Rights of Tenant when Lease ends – Surprise Decision
The Court of Appeal has issued a surprising judgment regarding the nature of a tenancy after the lease has expired.
A tenant was granted a three-month lease, which contained a clause that, after that period, the lease was terminable on either side by giving one week's notice. The tenant later granted sub-leases to two other tenants - one purporting to be for eight years and one for 10 years.
The question later arose as to the validity of the leases the tenant had granted to his sub-tenants. The landlord argued that after the expiry of the tenant's lease, he was a tenant 'at will', and thus a week's notice was sufficient to recover the premises, because the tenant could not pass better title than he himself possessed.
The subtenants argued that a 'periodic tenancy' had been created, because the tenant who was their landlord had paid the rent and this had been accepted after the expiry of the lease. If this were the case, then the tenant had the right to create sub-tenancies - although these would not have been for the eight- and 10-year terms agreed, but on the same terms as the tenant landlord's periodic tenancy.
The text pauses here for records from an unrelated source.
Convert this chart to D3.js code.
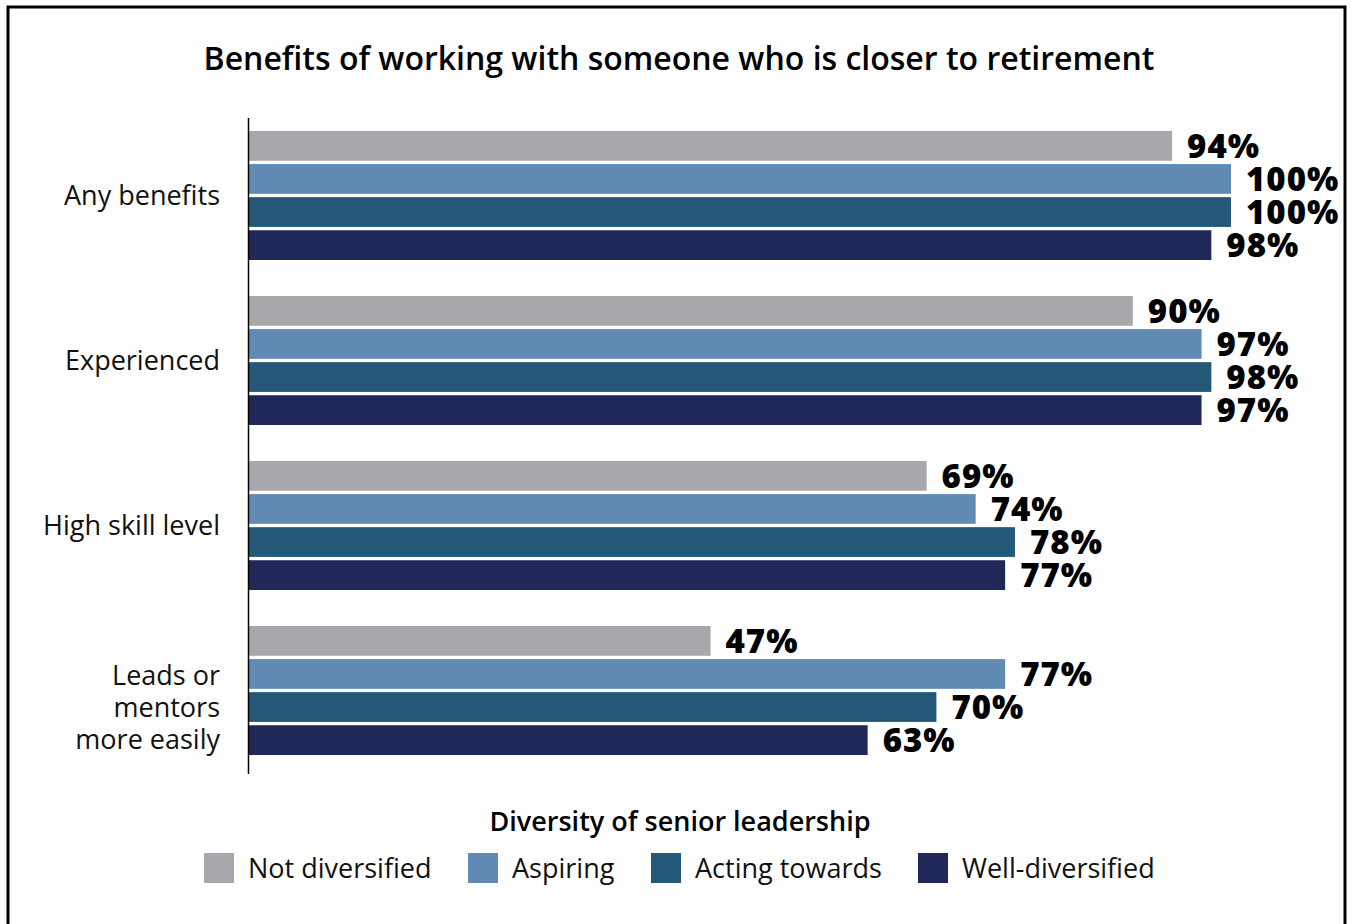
<!DOCTYPE html>
<html>
<head>
<meta charset="utf-8">
<script src="https://cdn.jsdelivr.net/npm/d3@7"></script>
<style>
  html, body { margin: 0; padding: 0; background: #fff; }
  svg { display: block; font-family: "Open Sans", sans-serif; }
</style>
</head>
<body>
<svg id="chart" width="1353" height="924"></svg>
<script>
// Survey categories (top to bottom)
const categories = ["Any benefits", "Experienced", "High skill level", "Leads or mentors more easily"];
const categoryLines = [["Any benefits"], ["Experienced"], ["High skill level"], ["Leads or", "mentors", "more easily"]];

// Series: diversity of senior leadership
const seriesNames = ["Not diversified", "Aspiring", "Acting towards", "Well-diversified"];
const seriesColors = ["#a7a8ac", "#618bb4", "#245878", "#20285a"];

// Percentage values per series, in category order
const notDiversified = [94, 90, 69, 47];
const aspiring = [100, 97, 74, 77];
const actingTowards = [100, 98, 78, 70];
const wellDiversified = [98, 97, 77, 63];
const seriesValues = [notDiversified, aspiring, actingTowards, wellDiversified];

const svg = d3.select("#chart");

// outer frame
svg.append("rect")
  .attr("x", 8).attr("y", 7).attr("width", 1337).attr("height", 940)
  .attr("fill", "none").attr("stroke", "#000").attr("stroke-width", 3);

// title
svg.append("text")
  .attr("x", 679).attr("y", 70)
  .attr("text-anchor", "middle")
  .attr("font-size", 32).attr("font-weight", 600)
  .attr("fill", "#000")
  .text("Benefits of working with someone who is closer to retirement");

const x = d3.scaleLinear().domain([0, 100]).range([249, 1231]);
const y0 = d3.scaleBand().domain(categories).range([113, 773]).paddingInner(0);
const groupH = 129;
const y1 = d3.scaleBand().domain(seriesNames).range([0, groupH]).paddingInner(0.1);
const groupOffset = (y0.bandwidth() - groupH) / 2;

const rows = [];
categories.forEach((c, ci) => {
  seriesNames.forEach((s, si) => {
    rows.push({ cat: c, ci, series: s, si, value: seriesValues[si][ci] });
  });
});

const g = svg.append("g");

g.selectAll("rect.bar").data(rows).join("rect")
  .attr("class", "bar")
  .attr("x", x(0))
  .attr("y", d => y0(d.cat) + groupOffset + y1(d.series))
  .attr("width", d => x(d.value) - x(0))
  .attr("height", y1.bandwidth())
  .attr("fill", d => seriesColors[d.si]);

g.selectAll("text.val").data(rows).join("text")
  .attr("class", "val")
  .attr("x", d => x(d.value) + 15)
  .attr("y", d => y0(d.cat) + groupOffset + y1(d.series) + y1.bandwidth() / 2)
  .attr("dy", "0.36em")
  .attr("font-size", 33).attr("font-weight", 800)
  .attr("letter-spacing", 1)
  .attr("fill", "#000")
  .text(d => d.value + "%");

// vertical axis line
svg.append("line")
  .attr("x1", 248.5).attr("x2", 248.5)
  .attr("y1", 118).attr("y2", 774)
  .attr("stroke", "#000").attr("stroke-width", 1.5);

// category labels
const lineH = 32;
categories.forEach((c, ci) => {
  const lines = categoryLines[ci];
  const cy = y0(c) + y0.bandwidth() / 2 + (lines.length > 1 ? 17 : 0);
  const t = svg.append("text")
    .attr("text-anchor", "end")
    .attr("font-size", 27)
    .attr("fill", "#111");
  lines.forEach((ln, li) => {
    t.append("tspan")
      .attr("x", 220)
      .attr("y", cy + (li - (lines.length - 1) / 2) * lineH)
      .attr("dy", "0.36em")
      .text(ln);
  });
});

// legend
svg.append("text")
  .attr("x", 680).attr("y", 821).attr("dy", "0.36em")
  .attr("text-anchor", "middle")
  .attr("font-size", 27).attr("font-weight", 600)
  .attr("fill", "#000")
  .text("Diversity of senior leadership");

const legendX = [204, 468, 651, 918];
const lg = svg.append("g");
seriesNames.forEach((s, si) => {
  lg.append("rect")
    .attr("x", legendX[si]).attr("y", 853)
    .attr("width", 30).attr("height", 30)
    .attr("fill", seriesColors[si]);
  lg.append("text")
    .attr("x", legendX[si] + 44).attr("y", 868).attr("dy", "0.36em")
    .attr("font-size", 27)
    .attr("fill", "#111")
    .text(s);
});
</script>
</body>
</html>
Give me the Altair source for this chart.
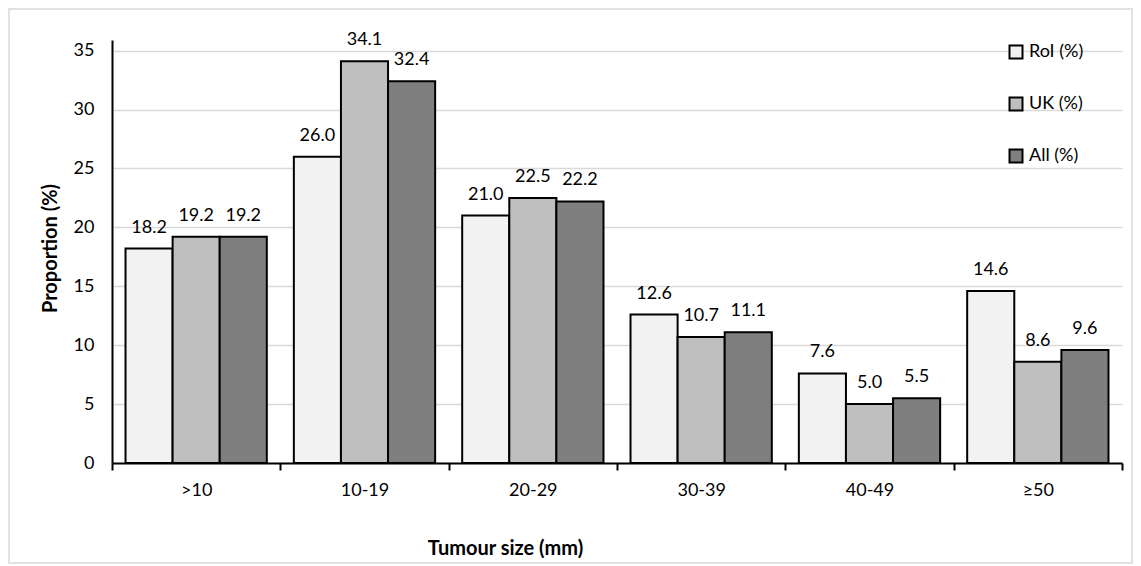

Only in special cases does a short-term tenancy have the protection afforded to longer tenancies under the Landlord and Tenant Act 1954. The subtenants therefore were arguing that they were protected under the Act and the landlord that they were not.
It needed the Court of Appeal to decide the issue. To the relief of many landlords, it ruled that the clause which allowed the tenant a week's notice at the end of the lease was not inconsistent with the concept of a tenancy at will and therefore the tenant and subtenants did not have the protection of the Act.
This decision runs counter to that in an earlier case on the same issue. The received wisdom on the subject had been that in a case in which a notice period is specified after the lease term has expired, a tenancy at will is not created.
'Although landlords will be happy with this decision, the safer option may be to make sure that a lease does not specify a notice period if the tenant remains in occupation after its expiry,' says Cindy Rai.